**Aim of the task**
Pick out each line with the word "chart" from the material that follows.

**Information shown**
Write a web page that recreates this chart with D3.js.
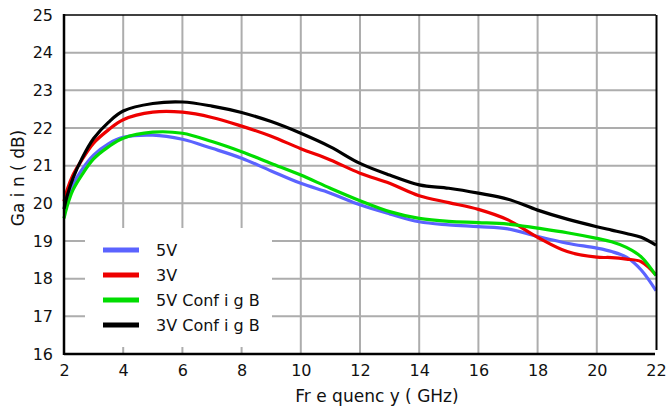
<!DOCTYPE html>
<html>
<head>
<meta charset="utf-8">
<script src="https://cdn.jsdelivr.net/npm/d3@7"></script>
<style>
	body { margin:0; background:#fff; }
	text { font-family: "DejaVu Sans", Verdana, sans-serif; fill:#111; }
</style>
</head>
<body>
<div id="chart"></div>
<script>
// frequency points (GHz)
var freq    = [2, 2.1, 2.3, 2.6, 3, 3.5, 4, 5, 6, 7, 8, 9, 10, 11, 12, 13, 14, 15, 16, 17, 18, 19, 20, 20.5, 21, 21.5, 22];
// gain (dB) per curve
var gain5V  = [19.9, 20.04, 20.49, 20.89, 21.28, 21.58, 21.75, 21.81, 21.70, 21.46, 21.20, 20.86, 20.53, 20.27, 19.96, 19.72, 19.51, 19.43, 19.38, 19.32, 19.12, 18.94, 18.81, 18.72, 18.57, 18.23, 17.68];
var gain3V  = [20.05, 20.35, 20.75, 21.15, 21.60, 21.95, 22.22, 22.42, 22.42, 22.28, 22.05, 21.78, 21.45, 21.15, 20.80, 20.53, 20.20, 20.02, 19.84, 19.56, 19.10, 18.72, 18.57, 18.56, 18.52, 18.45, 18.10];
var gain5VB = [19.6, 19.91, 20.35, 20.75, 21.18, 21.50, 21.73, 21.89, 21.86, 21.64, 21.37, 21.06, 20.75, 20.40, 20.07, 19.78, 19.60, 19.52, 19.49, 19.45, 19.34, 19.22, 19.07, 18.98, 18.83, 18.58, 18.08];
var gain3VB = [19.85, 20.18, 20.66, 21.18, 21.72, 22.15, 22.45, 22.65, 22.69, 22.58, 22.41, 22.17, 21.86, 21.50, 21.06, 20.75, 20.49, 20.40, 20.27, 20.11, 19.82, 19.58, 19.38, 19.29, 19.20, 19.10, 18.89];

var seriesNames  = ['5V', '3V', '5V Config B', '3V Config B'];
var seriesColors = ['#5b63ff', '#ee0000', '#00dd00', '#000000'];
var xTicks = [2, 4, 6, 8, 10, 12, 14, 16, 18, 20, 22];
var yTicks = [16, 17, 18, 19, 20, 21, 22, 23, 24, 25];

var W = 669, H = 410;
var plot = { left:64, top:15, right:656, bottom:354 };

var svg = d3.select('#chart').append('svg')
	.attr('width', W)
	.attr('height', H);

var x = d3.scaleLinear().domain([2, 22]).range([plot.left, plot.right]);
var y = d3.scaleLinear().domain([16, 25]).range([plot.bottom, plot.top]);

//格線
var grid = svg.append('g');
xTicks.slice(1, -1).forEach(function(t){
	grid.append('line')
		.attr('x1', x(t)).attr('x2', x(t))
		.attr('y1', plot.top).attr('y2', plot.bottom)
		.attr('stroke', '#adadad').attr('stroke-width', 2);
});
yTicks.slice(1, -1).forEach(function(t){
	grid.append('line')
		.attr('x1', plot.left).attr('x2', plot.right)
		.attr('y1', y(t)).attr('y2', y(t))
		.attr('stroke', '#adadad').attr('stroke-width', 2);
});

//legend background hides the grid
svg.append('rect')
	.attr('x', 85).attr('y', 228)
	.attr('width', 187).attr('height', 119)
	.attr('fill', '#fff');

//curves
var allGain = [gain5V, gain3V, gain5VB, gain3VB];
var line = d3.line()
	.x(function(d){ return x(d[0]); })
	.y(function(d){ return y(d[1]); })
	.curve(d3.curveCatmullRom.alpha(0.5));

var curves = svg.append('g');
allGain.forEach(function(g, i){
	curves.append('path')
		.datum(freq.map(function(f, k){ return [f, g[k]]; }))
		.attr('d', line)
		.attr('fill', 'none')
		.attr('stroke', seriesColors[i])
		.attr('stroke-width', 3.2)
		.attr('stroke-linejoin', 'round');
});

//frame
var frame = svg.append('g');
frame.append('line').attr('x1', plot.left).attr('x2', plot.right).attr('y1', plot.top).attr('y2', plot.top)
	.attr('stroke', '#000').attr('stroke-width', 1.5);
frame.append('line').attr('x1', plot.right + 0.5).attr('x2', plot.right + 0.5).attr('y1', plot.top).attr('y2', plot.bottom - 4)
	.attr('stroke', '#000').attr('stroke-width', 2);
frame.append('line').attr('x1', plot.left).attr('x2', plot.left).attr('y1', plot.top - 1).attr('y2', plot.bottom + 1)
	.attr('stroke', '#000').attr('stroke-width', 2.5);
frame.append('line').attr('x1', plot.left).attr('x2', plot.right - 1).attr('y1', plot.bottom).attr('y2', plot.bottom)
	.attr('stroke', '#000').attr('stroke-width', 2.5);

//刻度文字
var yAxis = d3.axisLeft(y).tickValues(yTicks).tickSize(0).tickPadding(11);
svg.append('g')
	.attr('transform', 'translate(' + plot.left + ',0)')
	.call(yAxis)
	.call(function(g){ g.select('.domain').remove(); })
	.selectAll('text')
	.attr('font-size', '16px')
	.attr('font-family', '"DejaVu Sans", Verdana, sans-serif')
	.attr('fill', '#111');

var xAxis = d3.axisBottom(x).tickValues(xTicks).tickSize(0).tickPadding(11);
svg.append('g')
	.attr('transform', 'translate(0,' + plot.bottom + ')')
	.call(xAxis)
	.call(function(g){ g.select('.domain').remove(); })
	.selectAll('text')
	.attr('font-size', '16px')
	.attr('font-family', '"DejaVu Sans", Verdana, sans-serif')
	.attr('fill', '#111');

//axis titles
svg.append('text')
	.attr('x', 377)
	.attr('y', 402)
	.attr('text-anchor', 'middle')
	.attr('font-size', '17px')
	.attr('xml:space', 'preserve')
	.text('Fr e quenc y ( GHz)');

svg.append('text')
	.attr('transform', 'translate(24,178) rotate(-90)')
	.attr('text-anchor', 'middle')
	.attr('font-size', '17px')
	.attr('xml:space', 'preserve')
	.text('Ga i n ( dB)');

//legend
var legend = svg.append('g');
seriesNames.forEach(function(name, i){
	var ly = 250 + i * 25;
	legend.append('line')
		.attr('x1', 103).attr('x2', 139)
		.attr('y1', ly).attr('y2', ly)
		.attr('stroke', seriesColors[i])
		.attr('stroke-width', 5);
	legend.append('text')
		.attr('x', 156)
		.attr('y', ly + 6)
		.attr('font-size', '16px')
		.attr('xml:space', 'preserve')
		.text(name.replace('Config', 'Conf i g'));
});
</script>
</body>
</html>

**Result of the task**
Write a web page that recreates this chart with D3.js.
<div id="chart"></div>
var svg = d3.select('#chart').append('svg')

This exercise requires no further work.